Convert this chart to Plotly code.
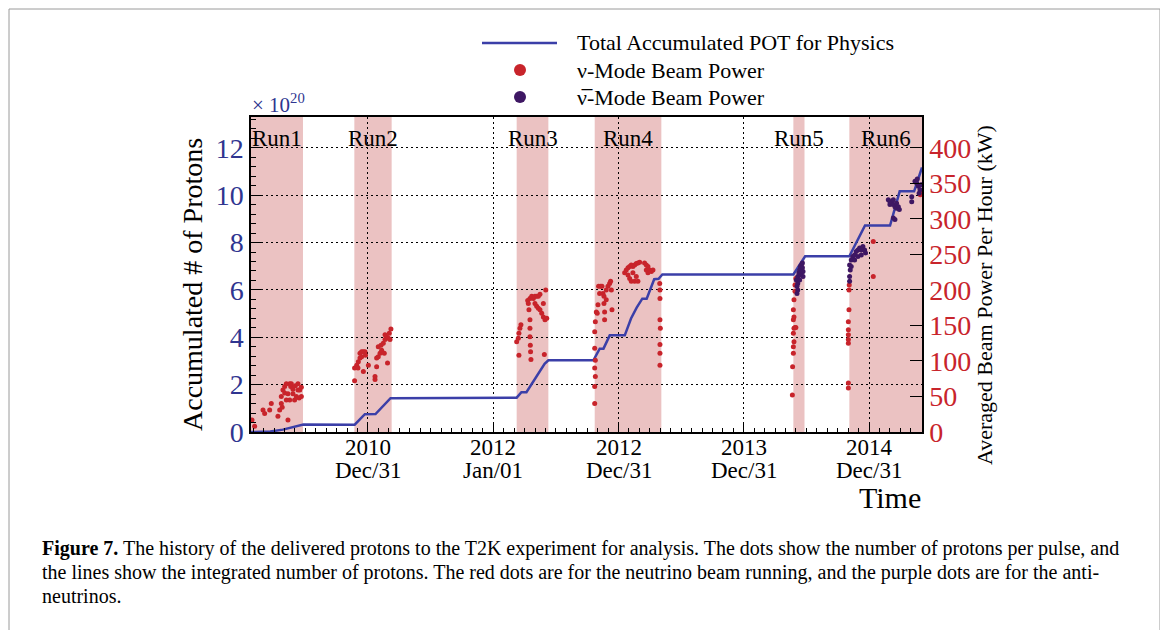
import plotly.graph_objects as go

# ---------------- data (decimal year) ----------------
pot_t = [2010.066, 2010.22, 2010.32, 2010.43, 2010.484, 2010.894, 2010.975, 2011.06, 2011.18,
         2012.187, 2012.225, 2012.265, 2012.41, 2012.44, 2012.80, 2012.85, 2012.88, 2012.93,
         2013.05, 2013.10, 2013.145, 2013.19, 2013.225, 2013.285, 2013.32, 2013.35,
         2014.396, 2014.49, 2014.843, 2014.968, 2015.168, 2015.245, 2015.36, 2015.423]
pot_v = [0.0, 0.02, 0.10, 0.25, 0.32, 0.31, 0.75, 0.76, 1.43,
         1.45, 1.68, 1.68, 2.88, 3.03, 3.03, 3.52, 3.52, 4.08,
         4.08, 4.79, 5.25, 5.63, 5.63, 6.45, 6.47, 6.65,
         6.65, 7.42, 7.42, 8.72, 8.72, 10.16, 10.16, 11.17]

nu_t = [2010.074, 2010.095, 2010.162, 2010.175, 2010.215, 2010.228, 2010.281, 2010.295, 2010.308, 2010.308,
        2010.321, 2010.335, 2010.335, 2010.348, 2010.348, 2010.361, 2010.361, 2010.375, 2010.375, 2010.383,
        2010.388, 2010.401, 2010.401, 2010.414, 2010.420, 2010.428, 2010.441, 2010.441, 2010.450, 2010.455,
        2010.468, 2010.468, 2010.315,
        2010.893, 2010.893, 2010.910, 2010.920, 2010.923, 2010.936, 2010.936, 2010.949, 2010.949, 2010.963,
        2010.963, 2010.976, 2010.980, 2011.003, 2011.056, 2011.056, 2011.069, 2011.069, 2011.082, 2011.082,
        2011.096, 2011.104, 2011.109, 2011.122, 2011.130, 2011.136, 2011.136, 2011.149, 2011.156, 2011.162,
        2011.170, 2011.176, 2011.183,
        2012.187, 2012.200, 2012.205, 2012.205, 2012.213, 2012.221, 2012.275, 2012.280, 2012.285, 2012.293,
        2012.293, 2012.293, 2012.293, 2012.296, 2012.298, 2012.301, 2012.307, 2012.320, 2012.333, 2012.333,
        2012.347, 2012.347, 2012.360, 2012.360, 2012.373, 2012.373, 2012.387, 2012.400, 2012.400, 2012.408,
        2012.413, 2012.419, 2012.427,
        2012.810, 2012.810, 2012.815, 2012.810, 2012.815, 2012.810, 2012.810, 2012.815, 2012.823, 2012.830,
        2012.836, 2012.841, 2012.849, 2012.857, 2012.868, 2012.876, 2012.884, 2012.884, 2012.889, 2012.889,
        2012.902, 2012.902, 2012.916, 2012.929, 2012.937, 2012.943, 2012.948, 2013.049, 2013.062, 2013.076,
        2013.076, 2013.089, 2013.089, 2013.102, 2013.102, 2013.115, 2013.115, 2013.129, 2013.129, 2013.142,
        2013.142, 2013.155, 2013.155, 2013.169, 2013.208, 2013.222, 2013.222, 2013.235, 2013.235, 2013.248,
        2013.262, 2013.275, 2013.329, 2013.331, 2013.331, 2013.331, 2013.334, 2013.331, 2013.331, 2013.331,
        2014.388, 2014.390, 2014.396, 2014.396, 2014.401, 2014.396, 2014.401, 2014.409, 2014.416, 2014.396,
        2014.401, 2014.396, 2014.401, 2014.409, 2014.409, 2014.416,
        2014.835, 2014.835, 2014.835, 2014.835, 2014.835, 2014.835, 2014.835, 2014.840, 2014.840, 2014.842,
        2015.034, 2015.034, 2015.418, 2015.410]
nu_kw = [17, 8, 31, 26, 31, 40, 22, 31, 40, 50,
         59, 64, 55, 68, 45, 54, 17, 45, 68, 64,
         68, 54, 60, 45, 65, 50, 68, 59, 48, 59,
         50, 63, 35,
         72, 90, 94, 90, 99, 111, 104, 113, 106, 113,
         85, 113, 108, 94, 74, 78, 92, 104, 106, 120,
         111, 122, 115, 125, 111, 130, 137, 134, 97, 132,
         139, 130, 145,
         127, 132, 139, 108, 146, 151, 185, 181, 172, 188,
         158, 146, 134, 122, 113, 102, 191, 188, 191, 181,
         191, 177, 191, 174, 194, 172, 167, 162, 181, 109,
         158, 200, 160,
         40, 64, 78, 90, 101, 118, 141, 155, 169, 167,
         179, 205, 195, 205, 205, 195, 181, 191, 169, 158,
         200, 186, 205, 209, 212, 200, 172, 224, 228, 231,
         221, 233, 216, 235, 212, 233, 224, 235, 212, 237,
         219, 238, 212, 239, 238, 235, 228, 233, 224, 228,
         226, 228, 209, 200, 188, 158, 146, 123, 111, 94,
         52, 92, 111, 120, 127, 139, 146, 147, 147, 158,
         162, 172, 186, 198, 207, 216,
         62, 69, 125, 130, 137, 144, 155, 172, 200, 207,
         268, 219, 339, 334]

anu_t = [2014.420, 2014.425, 2014.425, 2014.431, 2014.431, 2014.431, 2014.440, 2014.446, 2014.446, 2014.452,
         2014.452, 2014.460, 2014.460, 2014.468, 2014.468, 2014.473, 2014.473,
         2014.845, 2014.845, 2014.845, 2014.850, 2014.858, 2014.858, 2014.870, 2014.885, 2014.885, 2014.898,
         2014.911, 2014.911, 2014.925, 2014.938, 2014.938, 2014.951, 2014.965, 2014.972,
         2015.154, 2015.167, 2015.167, 2015.180, 2015.194, 2015.194, 2015.194, 2015.207, 2015.207, 2015.220,
         2015.220, 2015.234, 2015.242, 2015.341, 2015.341, 2015.367, 2015.381, 2015.385, 2015.394, 2015.400,
         2015.407, 2015.415]
anu_kw = [214, 205, 195, 209, 219, 200, 224, 228, 214, 233,
          221, 235, 224, 238, 231, 226, 219,
          219, 212, 235, 228, 242, 233, 247, 249, 242, 254,
          256, 247, 259, 256, 249, 261, 256, 252,
          327, 324, 320, 322, 320, 327, 301, 317, 299, 315,
          322, 317, 313, 324, 331, 353, 350, 356, 346, 336,
          341, 348]

run_names = ["Run1", "Run2", "Run3", "Run4", "Run5", "Run6"]
run_start = [2010.066, 2010.891, 2012.187, 2012.810, 2014.396, 2014.843]
run_end = [2010.481, 2011.189, 2012.440, 2013.342, 2014.485, 2015.423]

x_tickvals = [2011, 2012, 2013, 2014, 2015]
x_tick_year = ["2010", "2012", "2012", "2013", "2014"]
x_tick_day = ["Dec/31", "Jan/01", "Dec/31", "Dec/31", "Dec/31"]
y_tickvals = [0, 2, 4, 6, 8, 10, 12]
y2_tickvals = [0, 50, 100, 150, 200, 250, 300, 350, 400]

legend_labels = ["Total Accumulated POT for Physics", "\u03bd-Mode Beam Power", "\u03bd\u0305-Mode Beam Power"]

# ---------------- layout helpers (reference-pixel coordinates) ----------------
OFF = 8                      # the page body margin shifts the figure by 8 px
W, H = 1168 - OFF, 630 - OFF
L, R, T, B = 251, 922, 117, 432
def px(x):
    return (x - L) / (R - L)
def py(y):
    return (B - y) / (B - T)

FONT = "Liberation Serif, Times New Roman, serif"
BLUE_TXT = "#2F3590"
RED = "#C8242B"
PURPLE = "#3E1763"
LINE_BLUE = "#3B3FA8"
BAND = "#EBC2C2"

fig = go.Figure()
fig.add_trace(go.Scatter(x=nu_t, y=nu_kw, mode="markers", yaxis="y2",
                         marker=dict(color=RED, size=5), name=legend_labels[1], showlegend=False))
fig.add_trace(go.Scatter(x=anu_t, y=anu_kw, mode="markers", yaxis="y2",
                         marker=dict(color=PURPLE, size=5), name=legend_labels[2], showlegend=False))
fig.add_trace(go.Scatter(x=pot_t, y=pot_v, mode="lines", yaxis="y",
                         line=dict(color=LINE_BLUE, width=2.5),
                         name=legend_labels[0], showlegend=False))

shapes = []
annotations = []
for name, s, e in zip(run_names, run_start, run_end):
    shapes.append(dict(type="rect", xref="x", yref="paper", x0=s, x1=e, y0=0, y1=1,
                       fillcolor=BAND, line=dict(width=0), layer="below"))
    annotations.append(dict(x=(s + e) / 2, xref="x", y=py(138), yref="paper", text=name,
                            showarrow=False, font=dict(family=FONT, size=23, color="black"),
                            xanchor="center", yanchor="middle"))

# two-line date tick labels under the time axis
for tv, yr, day in zip(x_tickvals, x_tick_year, x_tick_day):
    annotations.append(dict(x=tv, xref="x", y=py(447), yref="paper", text=yr, showarrow=False,
                            xanchor="center", yanchor="middle",
                            font=dict(family=FONT, size=23, color="black")))
    annotations.append(dict(x=tv, xref="x", y=py(470), yref="paper", text=day, showarrow=False,
                            xanchor="center", yanchor="middle",
                            font=dict(family=FONT, size=23, color="black")))

# legend (drawn in the top margin)
shapes.append(dict(type="line", xref="paper", yref="paper", x0=px(482), x1=px(557),
                   y0=py(43), y1=py(43), line=dict(color=LINE_BLUE, width=2.5)))
for yy, col in [(70, RED), (97, PURPLE)]:
    shapes.append(dict(type="circle", xref="paper", yref="paper", x0=px(514), x1=px(526),
                       y0=py(yy + 6), y1=py(yy - 6), fillcolor=col, line=dict(width=0)))
for yy, lab in zip([43, 70, 97], legend_labels):
    annotations.append(dict(x=px(575), y=py(yy), xref="paper", yref="paper", text=lab,
                            showarrow=False, xanchor="left", yanchor="middle",
                            font=dict(family=FONT, size=22, color="black")))

# outer figure border
shapes.append(dict(type="rect", xref="paper", yref="paper", x0=px(9), x1=px(1160),
                   y0=py(660), y1=py(9), line=dict(color="#9a9a9a", width=1),
                   fillcolor="rgba(0,0,0,0)", layer="above"))

caption_lines = [
    "<b>Figure 7.</b> The history of the delivered protons to the T2K experiment for analysis. "
    "The dots show the number of protons per pulse, and",
    "the lines show the integrated number of protons. The red dots are for the neutrino beam running, "
    "and the purple dots are for the anti-",
    "neutrinos.",
]
for i, line in enumerate(caption_lines):
    annotations.append(dict(x=px(40), y=py(548 + 24 * i), xref="paper", yref="paper", text=line,
                            showarrow=False, xanchor="left", yanchor="middle", align="left",
                            font=dict(family=FONT, size=20, color="black")))

annotations += [
    dict(x=px(250), y=py(104), xref="paper", yref="paper", text="\u00d7 10<sup>20</sup>",
         showarrow=False, xanchor="left", yanchor="middle",
         font=dict(family=FONT, size=21, color=BLUE_TXT)),
    dict(x=px(192), y=py(285), xref="paper", yref="paper", text="Accumulated # of Protons",
         showarrow=False, textangle=-90, xanchor="center", yanchor="middle",
         font=dict(family=FONT, size=28, color="black")),
    dict(x=px(984), y=py(295), xref="paper", yref="paper",
         text="Averaged Beam Power Per Hour (kW)", showarrow=False, textangle=-90,
         xanchor="center", yanchor="middle", font=dict(family=FONT, size=22, color="black")),
    dict(x=px(923), y=py(497), xref="paper", yref="paper", text="Time", showarrow=False,
         xanchor="right", yanchor="middle", font=dict(family=FONT, size=30, color="black")),
]

DOT = "2px,3px"
fig.update_layout(
    width=W, height=H,
    margin=dict(l=L - OFF, r=W - (R - OFF), t=T - OFF, b=H - (B - OFF), autoexpand=False),
    paper_bgcolor="white", plot_bgcolor="white",
    font=dict(family=FONT, color="black"),
    shapes=shapes, annotations=annotations,
    showlegend=False,
    xaxis=dict(range=[2010.066, 2015.423], tickmode="array", tickvals=x_tickvals,
               showticklabels=False, ticks="inside", ticklen=10, tickwidth=1.2, tickcolor="black",
               showline=True, mirror=True, linecolor="black", linewidth=1.5,
               showgrid=True, gridcolor="black", griddash=DOT, gridwidth=1,
               zeroline=False,
               minor=dict(tickmode="linear", tick0=2011, dtick=1 / 12, ticks="inside",
                          ticklen=4, tickcolor="black", showgrid=False)),
    yaxis=dict(range=[0, 13.3], tickmode="array", tickvals=y_tickvals, ticks="inside",
               ticklen=10, tickwidth=1.2, tickcolor="black",
               showline=True, mirror=True, linecolor="black", linewidth=1.5,
               showgrid=True, gridcolor="black", griddash=DOT, gridwidth=1,
               zeroline=False, tickfont=dict(family=FONT, size=28, color=BLUE_TXT),
               minor=dict(tickmode="linear", tick0=0, dtick=0.4, ticks="inside",
                          ticklen=5, tickcolor="black", showgrid=False)),
    yaxis2=dict(range=[0, 443.3], overlaying="y", side="right", tickmode="array",
                tickvals=y2_tickvals, ticks="inside", ticklen=12, tickwidth=1.2, tickcolor="black",
                showline=True, linecolor="black", linewidth=1.5, showgrid=False, zeroline=False,
                tickfont=dict(family=FONT, size=28, color=RED)),
)

fig.write_html("out.html")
○ ○ ○ ○ ○ ○ ○
• GOAL
Go from the first line of the data above to the line containing "6.65, 7.42, 7.42, 8.72, 8.72, 10.16, 10.16, 11.17]" and retype exactly those lines, both included, but none of the pictures.

• RESULT OF THIS EXERCISE
Convert this chart to Plotly code.
import plotly.graph_objects as go

# ---------------- data (decimal year) ----------------
pot_t = [2010.066, 2010.22, 2010.32, 2010.43, 2010.484, 2010.894, 2010.975, 2011.06, 2011.18,
         2012.187, 2012.225, 2012.265, 2012.41, 2012.44, 2012.80, 2012.85, 2012.88, 2012.93,
         2013.05, 2013.10, 2013.145, 2013.19, 2013.225, 2013.285, 2013.32, 2013.35,
         2014.396, 2014.49, 2014.843, 2014.968, 2015.168, 2015.245, 2015.36, 2015.423]
pot_v = [0.0, 0.02, 0.10, 0.25, 0.32, 0.31, 0.75, 0.76, 1.43,
         1.45, 1.68, 1.68, 2.88, 3.03, 3.03, 3.52, 3.52, 4.08,
         4.08, 4.79, 5.25, 5.63, 5.63, 6.45, 6.47, 6.65,
         6.65, 7.42, 7.42, 8.72, 8.72, 10.16, 10.16, 11.17]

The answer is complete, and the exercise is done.